The problem: Interest rates were still low in 2021.
"Much of that asset growth, at very low yields, will stick with the balance sheet for many years to come, and explains part, but not all, of the collapse of Bremer's value," said Sjaastad, the bank's former treasurer.
Unlike other major bank buyouts announced last year, Bremer didn't sell at a premium.
The $1.4 billion price for Bremer equals the tangible book value of the bank's common stock, a 1 to 1 ratio. But the median tangible book value ratio, a common valuation gauge, for the 20 largest bank deals in 2024 was 1.42, according to S&P. Bremer was the fourth-largest sale announced last year.
Lingering effects of litigation
Litigation overshadowed the bank until mid-2024, even though the attorney general's case against the trust was resolved in early 2022.
Ramsey County District Court Judge Robert Awsumb removed Brian Lipschultz, one of the trust's three trustees. Lipschultz had allowed "his own personal interests, enmity or vindictiveness to impact his decisions and behavior as a trustee," Awsumb concluded.
But Awsumb shot down most of the attorney general's claims, concluding that the trustees were acting within their fiduciary duties to sell shares to private equity firms — and ultimately to sell the bank.
Bremer Financial continued pursuing litigation against the trust. Until late last year, the bank also battled suits brought against it by the private equity groups that had purchased stock from the trust.
But in April, another Ramsey County judge, Mark Ireland, dealt the bank a big blow, limiting the claims it could make against the trust. The settlement came soon after.
Crain, Bremer's CEO, testified in October 2021 that the bank had already wracked up $20 million in legal expenses fighting the trust.

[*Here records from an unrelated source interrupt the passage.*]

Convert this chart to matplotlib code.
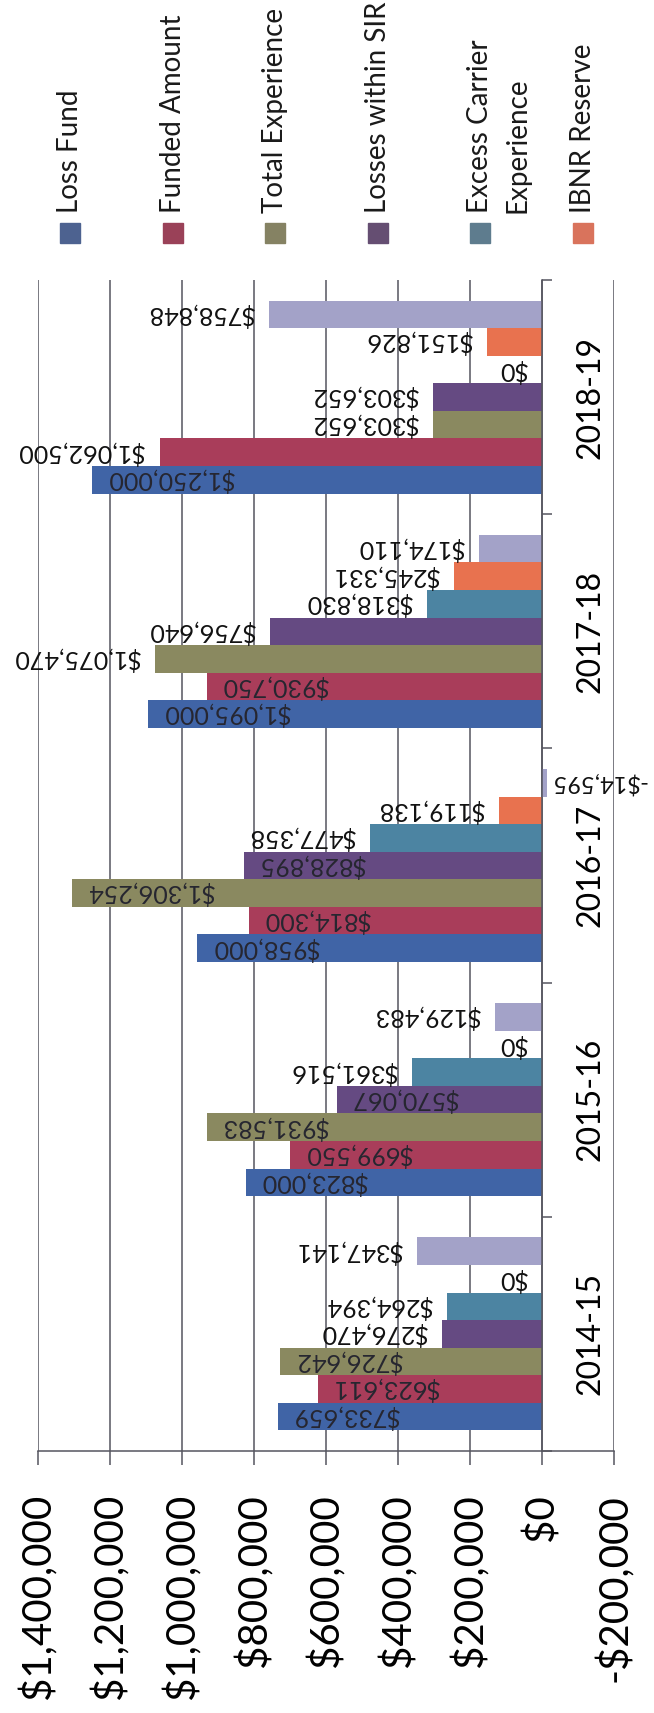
import matplotlib
matplotlib.use("Agg")
import matplotlib.pyplot as plt
import numpy as np
from matplotlib.patches import Rectangle
from matplotlib.ticker import FuncFormatter, MultipleLocator

plt.rcParams["font.family"] = ["Lato", "DejaVu Sans"]

YEARS = ["2014-15", "2015-16", "2016-17", "2017-18", "2018-19"]

LOSS_FUND = [733659, 823000, 958000, 1095000, 1250000]
FUNDED_AMOUNT = [623611, 699550, 814300, 930750, 1062500]
TOTAL_EXPERIENCE = [726642, 931583, 1306254, 1075470, 303652]
LOSSES_WITHIN_SIR = [276470, 570067, 828895, 756640, 303652]
EXCESS_CARRIER = [264394, 361516, 477358, 318830, 0]
IBNR_RESERVE = [0, 0, 119138, 245331, 151826]
REMAINING = [347141, 129483, -14595, 174110, 758848]  # legend entry is cut off in the source

LEGEND_LABELS = ["Loss Fund", "Funded Amount", "Total Experience",
                 "Losses within SIR", "Excess Carrier\nExperience", "IBNR Reserve"]

SERIES = [LOSS_FUND, FUNDED_AMOUNT, TOTAL_EXPERIENCE, LOSSES_WITHIN_SIR,
          EXCESS_CARRIER, IBNR_RESERVE, REMAINING]
COLORS = ["#4064a6", "#a93d5a", "#8a8960", "#654a82", "#4c84a2", "#e8724f", "#a3a2c8"]
LEGEND_COLORS = ["#4d6290", "#9a4158", "#858263", "#654e72", "#5e7c8e", "#d9735c"]

# labels printed inside the bar end (series index, year index)
INSIDE = {(0, k) for k in range(5)} | {(1, 0), (1, 1), (1, 2), (1, 3),
                                       (2, 0), (2, 1), (2, 2), (3, 1), (3, 2)}


def money(v, _pos=None):
    v = int(round(v))
    return f"-${-v:,}" if v < 0 else f"${v:,}"


W, H = 654, 1713
fig = plt.figure(figsize=(W / 100, H / 100), dpi=100)
ax = fig.add_axes([38 / W, 262 / H, 576 / W, 1171 / H])

axis_color = "#55555f"
bar_h = 1 / 8.5
y = np.arange(len(YEARS))
n = len(SERIES)
for i, (vals, color) in enumerate(zip(SERIES, COLORS)):
    pos = y + (i - (n - 1) / 2) * bar_h
    ax.barh(pos, vals, height=bar_h, color=color, zorder=3)
    for k, v in enumerate(vals):
        size = 18
        if (i, k) in INSIDE:
            ha, dx, tc = "left", 10, "#262630"
        elif v < 0:
            # sits right at the page edge, keep it just inside
            ha, dx, tc, size = "left", 2, "#111111", 17
        else:
            ha, dx, tc = "right", -11, "#111111"
        ax.annotate(money(v), (v, pos[k]), xytext=(dx, 0), textcoords="offset points",
                    ha=ha, va="center", rotation=180, fontsize=size, color=tc,
                    zorder=4, annotation_clip=False)

ax.set_xlim(1_400_000, -200_000)
ax.set_ylim(-0.5, len(YEARS) - 0.5)
ax.xaxis.set_major_locator(MultipleLocator(200_000))
ax.xaxis.set_major_formatter(FuncFormatter(money))
ax.grid(axis="x", color=axis_color, lw=1.1, zorder=0)
ax.spines[["top", "left"]].set_visible(False)
ax.spines["bottom"].set_color(axis_color)
ax.spines["bottom"].set_linewidth(1.1)
ax.spines["right"].set_position(("data", 0))
ax.spines["right"].set_color(axis_color)
ax.spines["right"].set_linewidth(1.1)
ax.spines["right"].set_zorder(5)

ax.yaxis.tick_right()
ax.set_yticks(y)
ax.set_yticklabels(YEARS, rotation=90, va="center", fontsize=23)
ax.set_yticks(np.arange(len(YEARS) + 1) - 0.5, minor=True)
ax.tick_params(axis="y", which="major", length=0, pad=24)
ax.tick_params(axis="y", which="minor", length=7, width=1.1, color=axis_color)
ax.tick_params(axis="x", length=10, width=1.1, color=axis_color, pad=21,
               labelsize=29, labelrotation=90)

# legend, drawn rotated like the rest of the page
for i, (label, color) in enumerate(zip(LEGEND_LABELS, LEGEND_COLORS)):
    cx = 70 + i * 102.6
    fig.patches.append(Rectangle(((cx - 10) / W, (H - 243) / H), 20 / W, 20 / H,
                                 transform=fig.transFigure, color=color))
    for j, line in enumerate(label.split("\n")):
        fig.text((cx + j * 37) / W, (H - 213) / H, line, rotation=90,
                 ha="center", va="bottom", fontsize=20, color="#1a1a1a")

fig.savefig("out.png", dpi=100)
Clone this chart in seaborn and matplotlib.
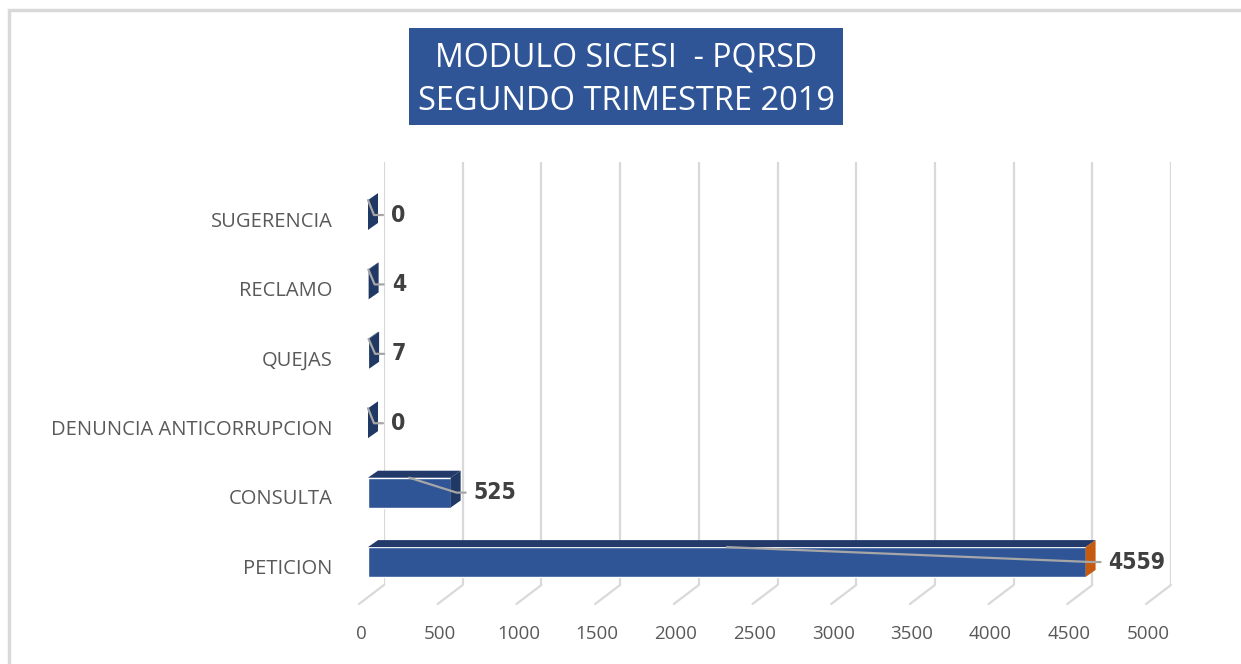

A private equity firm claimed in court last year that Bremer incurred up to $40 million in litigation expenses over the years.
The trust's litigation expenses soared, too, court filings show. It spent $188,740 on legal counsel in 2018. That number mushroomed to around $10 million in 2020, and then totaled $5.7 million from 2021 through 2023.
Mike Ciresi, an attorney representing the trust, summed up the situation at a court hearing in July.
"There's been a dramatic draining of the resources from the trust — or from the company, money [that] could have gone to serve the citizens in a philanthropic way."